Welfare Reform is Like Soup

By Seth Freed Wessler Apr 11, 2008

Imagine a dinner party for which I hire a caterer who I tell exactly what to cook, give my favorite soup recipe and stand over in the kitchen making sure that they prepare it exactly as I say. When the food comes out and my guest’s spoons go into their mouths, their faces contort, noses scrunch and conversation ends. There’s just way too much salt. I go huffing into the kitchen to yell at my caterer for making the food to salty and return talking about what an incompetent and contrary company I’ve hired. Today’s New York Times reports that Hillary Clinton, who supported her husband in signing 1996 welfare reform legislation and continues to extol its virtues, says she tried to pass legislation as a Senator to remedy some of its failings but was unable to do so because Republicans would not let her. It’s like when I hypothetically yelled at the caterer. Clinton is blaming the Republicans for screwing over poor people while it was she and her husband who were responsible for the job in the first place. Clearly it’s not a perfect analogy, as the Clintons passed welfare reform under great pressure from the right, but its not that far off. And it begs that we have a memory longer than the last 36 hours. Bill Clinton gutted welfare, abandoning scores of poor women and families of color, all with Hillary Clinton’s sometimes active and sometimes tacit support. Making matters worse, the article quotes Barack Obama announcing his support for the Clinton era welfare reforms as well.

“Before welfare reform, you had, in the minds of most Americans, a stark separation between the deserving working poor and the undeserving welfare poor,” Mr. Obama said in an interview. “What welfare reform did was desegregate those two groups. Now, everybody was poor, and everybody had to work.”
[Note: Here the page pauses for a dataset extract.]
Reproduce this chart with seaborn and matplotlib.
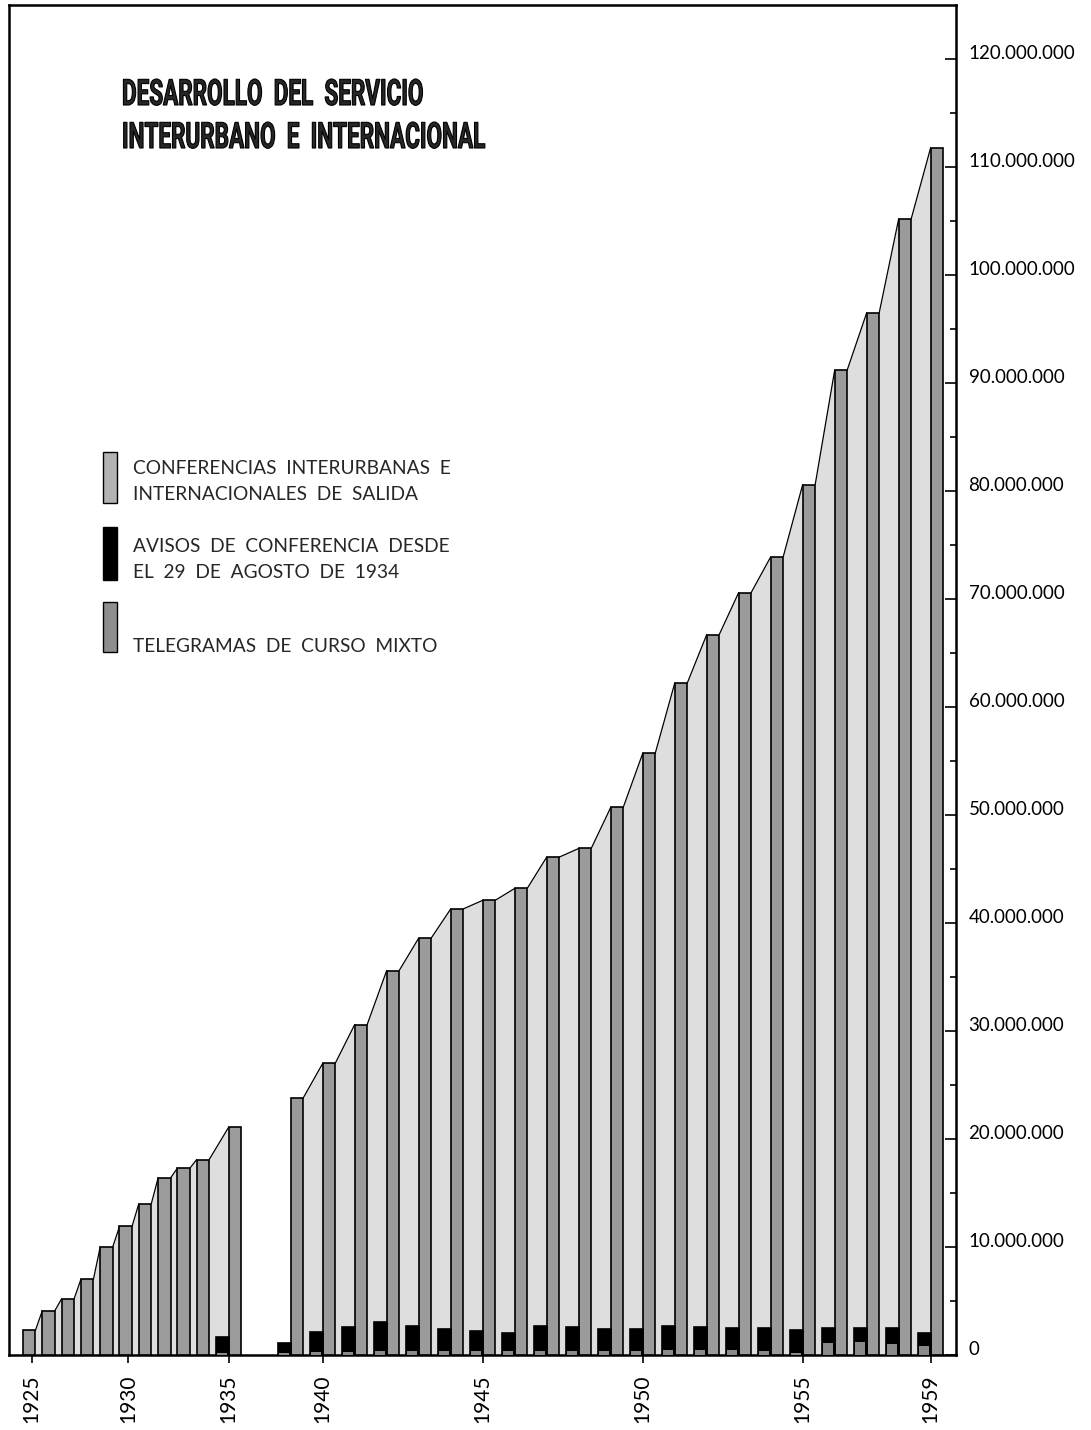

But welfare reform actually let poor people languish and it passed with white people’s support. White people’s racist resentment made poor whites act against their own self interest. Obama suggests that the solution to this white resentment about undeserving Black poor people was found in welfare reform by abandoning poor people altogether. Is this what he meant when he talked about ending the racial stalemate in his race speech? Clinton and Obama will need to match their policies to their words when it comes to ending poverty and racial inequity. Welfare reform is a perfect model of what happens if they do not.